Vianna também cita que a pressão da população é fundamental para a diminuição dos casos de corrupção dentro do esporte. “As entidades vão quebrar se não deixarem de ser corruptas. Sem o caminho da integridade, o esporte vai perder a relevância na sociedade”, afirma. Ana Moser concorda ao declarar que aqueles que não se tornarem “não corruptos”, não sobrevivem. “Eu vejo que é importante os dois setores (futebol e esporte olímpico e paralímpico) trabalharem para que avancem cada vez mais pela sua própria sobrevivência.”
O advogado pondera que o esporte pode, inclusive, colaborar com o combate à corrupção na sociedade como um todo. “O atleta e o esporte transmitem valores. As crianças se inspiram. A criança se inspirando nesse ídolo, que vence pelo seu próprio mérito, vai querer uma sociedade mais justa e menos corrupta”, declara.

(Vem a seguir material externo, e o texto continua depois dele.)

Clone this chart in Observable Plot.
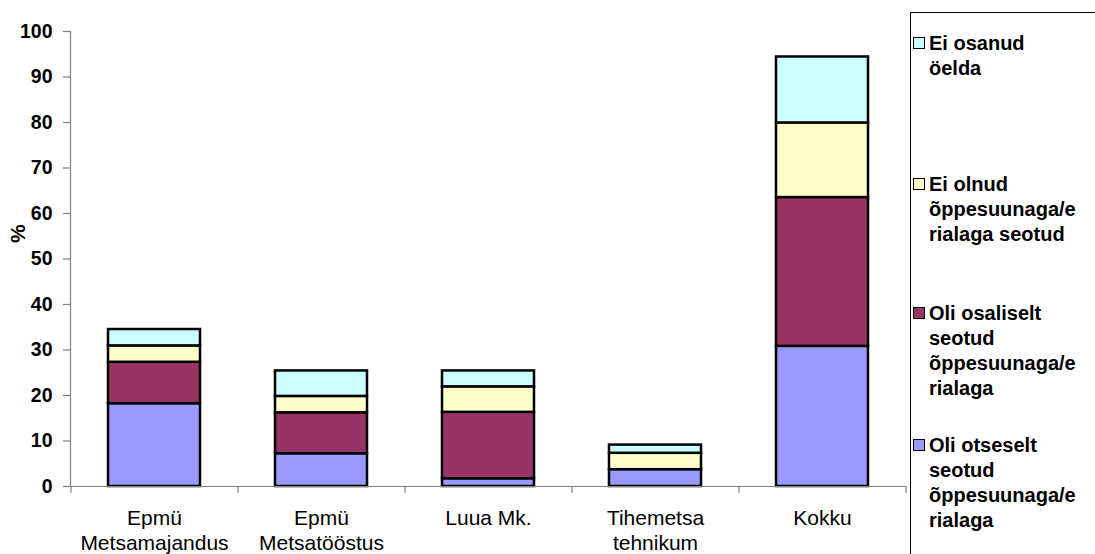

O Seminário Caminhos Contra a Corrupção se consolidou como um dos principais espaços de debate nacional sobre transparência, integridade, compliance, ESG e o universo anticorrupção. Quase 80 mil pessoas acompanharam as duas últimas edições, em 2022 e 2023. Os painéis e conferências deste ano serão transmitidos ao vivo no site do Estadão.